→ **AIM**: Images should be left out, and everything else in the listing reproduced exactly.

→ **DATA EXTRACT**:

┏━━

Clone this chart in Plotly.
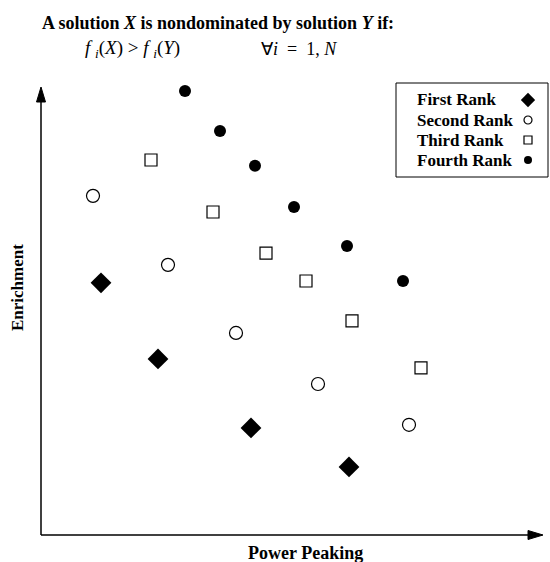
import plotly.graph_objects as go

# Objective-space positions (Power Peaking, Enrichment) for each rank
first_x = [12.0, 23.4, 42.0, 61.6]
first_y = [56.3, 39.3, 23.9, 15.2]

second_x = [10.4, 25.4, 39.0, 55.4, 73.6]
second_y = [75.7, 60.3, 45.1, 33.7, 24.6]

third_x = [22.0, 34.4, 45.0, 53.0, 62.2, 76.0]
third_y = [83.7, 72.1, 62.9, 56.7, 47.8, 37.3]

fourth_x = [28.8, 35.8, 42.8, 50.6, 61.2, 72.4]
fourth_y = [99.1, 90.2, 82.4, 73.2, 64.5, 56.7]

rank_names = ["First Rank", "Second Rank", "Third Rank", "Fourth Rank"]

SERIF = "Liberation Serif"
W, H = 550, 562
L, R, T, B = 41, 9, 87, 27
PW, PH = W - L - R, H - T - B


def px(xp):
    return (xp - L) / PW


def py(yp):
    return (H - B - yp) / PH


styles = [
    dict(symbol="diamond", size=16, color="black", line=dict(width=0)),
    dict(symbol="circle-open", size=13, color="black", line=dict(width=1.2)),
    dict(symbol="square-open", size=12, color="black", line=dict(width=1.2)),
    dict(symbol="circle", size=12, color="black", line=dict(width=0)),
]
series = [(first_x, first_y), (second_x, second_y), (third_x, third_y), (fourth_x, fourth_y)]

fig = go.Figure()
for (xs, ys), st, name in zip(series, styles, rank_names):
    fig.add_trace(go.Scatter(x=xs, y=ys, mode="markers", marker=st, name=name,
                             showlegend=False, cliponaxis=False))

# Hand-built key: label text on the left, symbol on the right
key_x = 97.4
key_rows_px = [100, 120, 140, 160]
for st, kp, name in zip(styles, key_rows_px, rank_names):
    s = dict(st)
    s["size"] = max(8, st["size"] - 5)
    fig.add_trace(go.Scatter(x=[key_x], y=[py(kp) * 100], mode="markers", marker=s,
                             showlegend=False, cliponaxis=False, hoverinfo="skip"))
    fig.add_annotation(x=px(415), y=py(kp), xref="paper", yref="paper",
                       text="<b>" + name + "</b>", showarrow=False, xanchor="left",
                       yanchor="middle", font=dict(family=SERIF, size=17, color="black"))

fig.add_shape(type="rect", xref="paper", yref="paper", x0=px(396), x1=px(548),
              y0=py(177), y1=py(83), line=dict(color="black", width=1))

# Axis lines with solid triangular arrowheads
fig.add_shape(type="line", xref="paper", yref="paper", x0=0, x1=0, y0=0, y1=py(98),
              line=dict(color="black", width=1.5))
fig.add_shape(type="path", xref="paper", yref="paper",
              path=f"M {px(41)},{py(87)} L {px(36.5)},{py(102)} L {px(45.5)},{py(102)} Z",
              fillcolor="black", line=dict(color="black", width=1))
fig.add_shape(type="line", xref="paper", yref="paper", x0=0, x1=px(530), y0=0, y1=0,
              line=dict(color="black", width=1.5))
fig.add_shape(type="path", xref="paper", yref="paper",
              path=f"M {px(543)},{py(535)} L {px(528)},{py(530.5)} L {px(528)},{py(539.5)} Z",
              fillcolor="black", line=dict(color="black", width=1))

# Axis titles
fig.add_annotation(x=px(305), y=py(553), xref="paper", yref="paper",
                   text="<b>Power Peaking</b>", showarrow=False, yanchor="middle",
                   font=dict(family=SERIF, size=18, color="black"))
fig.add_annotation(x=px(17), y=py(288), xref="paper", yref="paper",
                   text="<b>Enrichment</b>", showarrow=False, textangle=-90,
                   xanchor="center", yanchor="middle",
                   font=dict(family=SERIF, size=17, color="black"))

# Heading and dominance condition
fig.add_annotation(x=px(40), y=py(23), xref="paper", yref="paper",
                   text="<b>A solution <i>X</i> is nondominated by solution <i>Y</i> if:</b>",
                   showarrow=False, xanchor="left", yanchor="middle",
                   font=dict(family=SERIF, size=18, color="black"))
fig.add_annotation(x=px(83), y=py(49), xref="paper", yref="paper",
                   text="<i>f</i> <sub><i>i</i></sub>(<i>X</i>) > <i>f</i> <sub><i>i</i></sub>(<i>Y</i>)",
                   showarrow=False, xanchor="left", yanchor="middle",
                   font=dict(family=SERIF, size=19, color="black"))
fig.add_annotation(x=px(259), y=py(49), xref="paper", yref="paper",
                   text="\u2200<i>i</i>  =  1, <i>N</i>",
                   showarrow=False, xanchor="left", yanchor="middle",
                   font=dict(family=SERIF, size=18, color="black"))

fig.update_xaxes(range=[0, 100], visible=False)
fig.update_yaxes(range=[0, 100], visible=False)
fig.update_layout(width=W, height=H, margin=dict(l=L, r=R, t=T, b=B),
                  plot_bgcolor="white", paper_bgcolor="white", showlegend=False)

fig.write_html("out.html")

┗━━

→ **RESULT OF THIS TASK**:
Clone this chart in Plotly.
import plotly.graph_objects as go

# Objective-space positions (Power Peaking, Enrichment) for each rank
first_x = [12.0, 23.4, 42.0, 61.6]
first_y = [56.3, 39.3, 23.9, 15.2]

second_x = [10.4, 25.4, 39.0, 55.4, 73.6]
second_y = [75.7, 60.3, 45.1, 33.7, 24.6]

third_x = [22.0, 34.4, 45.0, 53.0, 62.2, 76.0]
third_y = [83.7, 72.1, 62.9, 56.7, 47.8, 37.3]

fourth_x = [28.8, 35.8, 42.8, 50.6, 61.2, 72.4]
fourth_y = [99.1, 90.2, 82.4, 73.2, 64.5, 56.7]

rank_names = ["First Rank", "Second Rank", "Third Rank", "Fourth Rank"]

SERIF = "Liberation Serif"
W, H = 550, 562
L, R, T, B = 41, 9, 87, 27
PW, PH = W - L - R, H - T - B


def px(xp):
    return (xp - L) / PW


def py(yp):
    return (H - B - yp) / PH


styles = [
    dict(symbol="diamond", size=16, color="black", line=dict(width=0)),
    dict(symbol="circle-open", size=13, color="black", line=dict(width=1.2)),
    dict(symbol="square-open", size=12, color="black", line=dict(width=1.2)),
    dict(symbol="circle", size=12, color="black", line=dict(width=0)),
]
series = [(first_x, first_y), (second_x, second_y), (third_x, third_y), (fourth_x, fourth_y)]

fig = go.Figure()
for (xs, ys), st, name in zip(series, styles, rank_names):
    fig.add_trace(go.Scatter(x=xs, y=ys, mode="markers", marker=st, name=name,
                             showlegend=False, cliponaxis=False))

# Hand-built key: label text on the left, symbol on the right
key_x = 97.4
key_rows_px = [100, 120, 140, 160]
for st, kp, name in zip(styles, key_rows_px, rank_names):
    s = dict(st)
    s["size"] = max(8, st["size"] - 5)
    fig.add_trace(go.Scatter(x=[key_x], y=[py(kp) * 100], mode="markers", marker=s,
                             showlegend=False, cliponaxis=False, hoverinfo="skip"))
    fig.add_annotation(x=px(415), y=py(kp), xref="paper", yref="paper",
                       text="<b>" + name + "</b>", showarrow=False, xanchor="left",
                       yanchor="middle", font=dict(family=SERIF, size=17, color="black"))

fig.add_shape(type="rect", xref="paper", yref="paper", x0=px(396), x1=px(548),
              y0=py(177), y1=py(83), line=dict(color="black", width=1))

# Axis lines with solid triangular arrowheads
fig.add_shape(type="line", xref="paper", yref="paper", x0=0, x1=0, y0=0, y1=py(98),
              line=dict(color="black", width=1.5))
fig.add_shape(type="path", xref="paper", yref="paper",
              path=f"M {px(41)},{py(87)} L {px(36.5)},{py(102)} L {px(45.5)},{py(102)} Z",
              fillcolor="black", line=dict(color="black", width=1))
fig.add_shape(type="line", xref="paper", yref="paper", x0=0, x1=px(530), y0=0, y1=0,
              line=dict(color="black", width=1.5))
fig.add_shape(type="path", xref="paper", yref="paper",
              path=f"M {px(543)},{py(535)} L {px(528)},{py(530.5)} L {px(528)},{py(539.5)} Z",
              fillcolor="black", line=dict(color="black", width=1))

# Axis titles
fig.add_annotation(x=px(305), y=py(553), xref="paper", yref="paper",
                   text="<b>Power Peaking</b>", showarrow=False, yanchor="middle",
                   font=dict(family=SERIF, size=18, color="black"))
fig.add_annotation(x=px(17), y=py(288), xref="paper", yref="paper",
                   text="<b>Enrichment</b>", showarrow=False, textangle=-90,
                   xanchor="center", yanchor="middle",
                   font=dict(family=SERIF, size=17, color="black"))

# Heading and dominance condition
fig.add_annotation(x=px(40), y=py(23), xref="paper", yref="paper",
                   text="<b>A solution <i>X</i> is nondominated by solution <i>Y</i> if:</b>",
                   showarrow=False, xanchor="left", yanchor="middle",
                   font=dict(family=SERIF, size=18, color="black"))
fig.add_annotation(x=px(83), y=py(49), xref="paper", yref="paper",
                   text="<i>f</i> <sub><i>i</i></sub>(<i>X</i>) > <i>f</i> <sub><i>i</i></sub>(<i>Y</i>)",
                   showarrow=False, xanchor="left", yanchor="middle",
                   font=dict(family=SERIF, size=19, color="black"))
fig.add_annotation(x=px(259), y=py(49), xref="paper", yref="paper",
                   text="\u2200<i>i</i>  =  1, <i>N</i>",
                   showarrow=False, xanchor="left", yanchor="middle",
                   font=dict(family=SERIF, size=18, color="black"))

fig.update_xaxes(range=[0, 100], visible=False)
fig.update_yaxes(range=[0, 100], visible=False)
fig.update_layout(width=W, height=H, margin=dict(l=L, r=R, t=T, b=B),
                  plot_bgcolor="white", paper_bgcolor="white", showlegend=False)

fig.write_html("out.html")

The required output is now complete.